**Description of the task**.
The material below should be written out in full and exactly; pictures stay out of the copy.

··· Data shown

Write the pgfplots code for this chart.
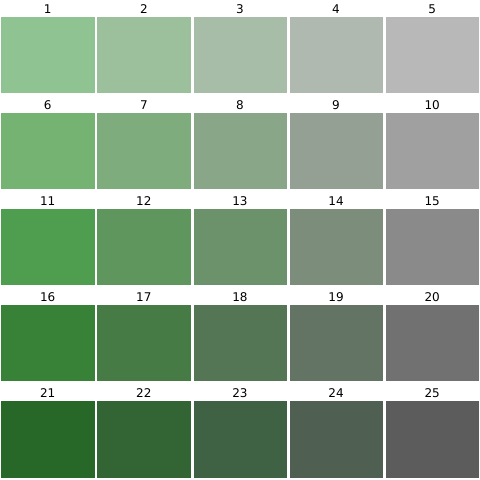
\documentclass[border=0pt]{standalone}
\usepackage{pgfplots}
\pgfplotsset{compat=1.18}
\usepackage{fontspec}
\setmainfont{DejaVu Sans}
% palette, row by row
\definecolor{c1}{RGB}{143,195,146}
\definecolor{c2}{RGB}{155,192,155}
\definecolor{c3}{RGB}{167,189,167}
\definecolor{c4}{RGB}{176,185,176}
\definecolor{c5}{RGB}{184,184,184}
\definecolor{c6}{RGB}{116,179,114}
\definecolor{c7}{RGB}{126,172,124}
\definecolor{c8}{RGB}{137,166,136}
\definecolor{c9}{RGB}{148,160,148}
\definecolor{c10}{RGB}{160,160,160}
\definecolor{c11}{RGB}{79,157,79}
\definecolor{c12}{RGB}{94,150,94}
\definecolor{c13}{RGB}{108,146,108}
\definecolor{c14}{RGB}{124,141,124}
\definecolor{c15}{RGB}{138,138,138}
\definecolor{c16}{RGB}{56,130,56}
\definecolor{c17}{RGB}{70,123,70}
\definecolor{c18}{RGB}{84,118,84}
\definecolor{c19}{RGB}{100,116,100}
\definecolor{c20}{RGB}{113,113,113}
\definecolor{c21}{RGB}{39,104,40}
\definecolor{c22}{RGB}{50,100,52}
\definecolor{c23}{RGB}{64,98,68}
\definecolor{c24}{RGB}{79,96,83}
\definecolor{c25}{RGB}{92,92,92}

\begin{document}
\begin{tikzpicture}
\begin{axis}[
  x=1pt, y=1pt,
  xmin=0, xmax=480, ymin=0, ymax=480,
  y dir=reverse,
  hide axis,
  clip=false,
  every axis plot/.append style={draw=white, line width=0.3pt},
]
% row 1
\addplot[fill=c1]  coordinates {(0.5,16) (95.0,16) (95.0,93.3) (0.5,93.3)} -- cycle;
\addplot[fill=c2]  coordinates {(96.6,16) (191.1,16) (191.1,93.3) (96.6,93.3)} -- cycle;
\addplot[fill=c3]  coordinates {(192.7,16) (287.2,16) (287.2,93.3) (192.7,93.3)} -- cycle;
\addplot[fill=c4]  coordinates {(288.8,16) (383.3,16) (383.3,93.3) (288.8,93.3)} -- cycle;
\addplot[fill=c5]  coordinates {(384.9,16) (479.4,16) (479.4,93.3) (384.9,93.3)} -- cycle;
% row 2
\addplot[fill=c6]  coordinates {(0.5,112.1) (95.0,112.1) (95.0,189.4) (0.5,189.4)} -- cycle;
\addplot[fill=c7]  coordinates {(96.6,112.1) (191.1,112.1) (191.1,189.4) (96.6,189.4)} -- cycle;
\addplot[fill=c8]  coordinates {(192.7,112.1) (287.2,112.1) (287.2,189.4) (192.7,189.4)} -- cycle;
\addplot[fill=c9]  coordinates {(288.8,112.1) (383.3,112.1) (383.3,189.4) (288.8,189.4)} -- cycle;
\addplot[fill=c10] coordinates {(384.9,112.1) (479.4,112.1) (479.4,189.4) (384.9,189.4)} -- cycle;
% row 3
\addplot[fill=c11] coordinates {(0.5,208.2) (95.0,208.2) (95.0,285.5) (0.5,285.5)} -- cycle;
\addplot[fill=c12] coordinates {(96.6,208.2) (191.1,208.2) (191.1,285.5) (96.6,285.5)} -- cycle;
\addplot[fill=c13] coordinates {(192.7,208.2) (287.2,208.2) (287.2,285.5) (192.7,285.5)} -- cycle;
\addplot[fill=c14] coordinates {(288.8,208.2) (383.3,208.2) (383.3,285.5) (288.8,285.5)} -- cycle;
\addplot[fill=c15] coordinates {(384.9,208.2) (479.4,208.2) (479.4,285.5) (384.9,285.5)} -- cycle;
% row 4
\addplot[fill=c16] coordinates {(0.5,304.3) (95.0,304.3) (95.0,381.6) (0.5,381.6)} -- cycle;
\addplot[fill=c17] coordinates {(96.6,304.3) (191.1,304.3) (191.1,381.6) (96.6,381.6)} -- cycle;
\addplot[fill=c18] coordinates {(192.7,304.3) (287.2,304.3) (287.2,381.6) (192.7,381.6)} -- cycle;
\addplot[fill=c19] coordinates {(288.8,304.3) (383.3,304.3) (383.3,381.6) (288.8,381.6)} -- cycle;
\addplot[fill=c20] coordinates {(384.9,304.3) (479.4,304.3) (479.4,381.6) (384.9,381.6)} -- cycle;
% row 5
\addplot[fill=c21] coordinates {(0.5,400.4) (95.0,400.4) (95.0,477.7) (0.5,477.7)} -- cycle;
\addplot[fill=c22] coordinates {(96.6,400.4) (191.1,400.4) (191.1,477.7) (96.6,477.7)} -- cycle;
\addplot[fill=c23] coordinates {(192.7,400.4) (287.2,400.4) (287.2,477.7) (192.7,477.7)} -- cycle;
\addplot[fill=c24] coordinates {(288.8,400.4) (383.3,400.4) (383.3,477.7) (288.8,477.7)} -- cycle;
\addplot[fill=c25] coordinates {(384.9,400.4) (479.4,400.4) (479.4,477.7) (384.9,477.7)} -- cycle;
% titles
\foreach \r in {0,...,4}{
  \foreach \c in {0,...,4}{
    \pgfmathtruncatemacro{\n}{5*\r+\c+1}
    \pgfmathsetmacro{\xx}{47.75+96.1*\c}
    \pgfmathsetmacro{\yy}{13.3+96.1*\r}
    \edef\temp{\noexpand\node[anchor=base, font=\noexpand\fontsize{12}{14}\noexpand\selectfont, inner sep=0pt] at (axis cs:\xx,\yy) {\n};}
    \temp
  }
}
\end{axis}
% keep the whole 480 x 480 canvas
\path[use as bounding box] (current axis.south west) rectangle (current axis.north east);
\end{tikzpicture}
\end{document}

······

**Problem solution**.
Write the pgfplots code for this chart.
\documentclass[border=0pt]{standalone}
\usepackage{pgfplots}
\pgfplotsset{compat=1.18}
\usepackage{fontspec}
\setmainfont{DejaVu Sans}
% palette, row by row
\definecolor{c1}{RGB}{143,195,146}
\definecolor{c2}{RGB}{155,192,155}
\definecolor{c3}{RGB}{167,189,167}
\definecolor{c4}{RGB}{176,185,176}
\definecolor{c5}{RGB}{184,184,184}
\definecolor{c6}{RGB}{116,179,114}
\definecolor{c7}{RGB}{126,172,124}
\definecolor{c8}{RGB}{137,166,136}
\definecolor{c9}{RGB}{148,160,148}
\definecolor{c10}{RGB}{160,160,160}
\definecolor{c11}{RGB}{79,157,79}
\definecolor{c12}{RGB}{94,150,94}
\definecolor{c13}{RGB}{108,146,108}
\definecolor{c14}{RGB}{124,141,124}
\definecolor{c15}{RGB}{138,138,138}
\definecolor{c16}{RGB}{56,130,56}
\definecolor{c17}{RGB}{70,123,70}
\definecolor{c18}{RGB}{84,118,84}
\definecolor{c19}{RGB}{100,116,100}
\definecolor{c20}{RGB}{113,113,113}
\definecolor{c21}{RGB}{39,104,40}
\definecolor{c22}{RGB}{50,100,52}
\definecolor{c23}{RGB}{64,98,68}
\definecolor{c24}{RGB}{79,96,83}
\definecolor{c25}{RGB}{92,92,92}

\begin{document}
\begin{tikzpicture}
\begin{axis}[
  x=1pt, y=1pt,
  xmin=0, xmax=480, ymin=0, ymax=480,
  y dir=reverse,
  hide axis,
  clip=false,
  every axis plot/.append style={draw=white, line width=0.3pt},
]
% row 1
\addplot[fill=c1]  coordinates {(0.5,16) (95.0,16) (95.0,93.3) (0.5,93.3)} -- cycle;
\addplot[fill=c2]  coordinates {(96.6,16) (191.1,16) (191.1,93.3) (96.6,93.3)} -- cycle;
\addplot[fill=c3]  coordinates {(192.7,16) (287.2,16) (287.2,93.3) (192.7,93.3)} -- cycle;
\addplot[fill=c4]  coordinates {(288.8,16) (383.3,16) (383.3,93.3) (288.8,93.3)} -- cycle;
\addplot[fill=c5]  coordinates {(384.9,16) (479.4,16) (479.4,93.3) (384.9,93.3)} -- cycle;
% row 2
\addplot[fill=c6]  coordinates {(0.5,112.1) (95.0,112.1) (95.0,189.4) (0.5,189.4)} -- cycle;
\addplot[fill=c7]  coordinates {(96.6,112.1) (191.1,112.1) (191.1,189.4) (96.6,189.4)} -- cycle;
\addplot[fill=c8]  coordinates {(192.7,112.1) (287.2,112.1) (287.2,189.4) (192.7,189.4)} -- cycle;
\addplot[fill=c9]  coordinates {(288.8,112.1) (383.3,112.1) (383.3,189.4) (288.8,189.4)} -- cycle;
\addplot[fill=c10] coordinates {(384.9,112.1) (479.4,112.1) (479.4,189.4) (384.9,189.4)} -- cycle;
% row 3
\addplot[fill=c11] coordinates {(0.5,208.2) (95.0,208.2) (95.0,285.5) (0.5,285.5)} -- cycle;
\addplot[fill=c12] coordinates {(96.6,208.2) (191.1,208.2) (191.1,285.5) (96.6,285.5)} -- cycle;
\addplot[fill=c13] coordinates {(192.7,208.2) (287.2,208.2) (287.2,285.5) (192.7,285.5)} -- cycle;
\addplot[fill=c14] coordinates {(288.8,208.2) (383.3,208.2) (383.3,285.5) (288.8,285.5)} -- cycle;
\addplot[fill=c15] coordinates {(384.9,208.2) (479.4,208.2) (479.4,285.5) (384.9,285.5)} -- cycle;
% row 4
\addplot[fill=c16] coordinates {(0.5,304.3) (95.0,304.3) (95.0,381.6) (0.5,381.6)} -- cycle;
\addplot[fill=c17] coordinates {(96.6,304.3) (191.1,304.3) (191.1,381.6) (96.6,381.6)} -- cycle;
\addplot[fill=c18] coordinates {(192.7,304.3) (287.2,304.3) (287.2,381.6) (192.7,381.6)} -- cycle;
\addplot[fill=c19] coordinates {(288.8,304.3) (383.3,304.3) (383.3,381.6) (288.8,381.6)} -- cycle;
\addplot[fill=c20] coordinates {(384.9,304.3) (479.4,304.3) (479.4,381.6) (384.9,381.6)} -- cycle;
% row 5
\addplot[fill=c21] coordinates {(0.5,400.4) (95.0,400.4) (95.0,477.7) (0.5,477.7)} -- cycle;
\addplot[fill=c22] coordinates {(96.6,400.4) (191.1,400.4) (191.1,477.7) (96.6,477.7)} -- cycle;
\addplot[fill=c23] coordinates {(192.7,400.4) (287.2,400.4) (287.2,477.7) (192.7,477.7)} -- cycle;
\addplot[fill=c24] coordinates {(288.8,400.4) (383.3,400.4) (383.3,477.7) (288.8,477.7)} -- cycle;
\addplot[fill=c25] coordinates {(384.9,400.4) (479.4,400.4) (479.4,477.7) (384.9,477.7)} -- cycle;
% titles
\foreach \r in {0,...,4}{
  \foreach \c in {0,...,4}{
    \pgfmathtruncatemacro{\n}{5*\r+\c+1}
    \pgfmathsetmacro{\xx}{47.75+96.1*\c}
    \pgfmathsetmacro{\yy}{13.3+96.1*\r}
    \edef\temp{\noexpand\node[anchor=base, font=\noexpand\fontsize{12}{14}\noexpand\selectfont, inner sep=0pt] at (axis cs:\xx,\yy) {\n};}
    \temp
  }
}
\end{axis}
% keep the whole 480 x 480 canvas
\path[use as bounding box] (current axis.south west) rectangle (current axis.north east);
\end{tikzpicture}
\end{document}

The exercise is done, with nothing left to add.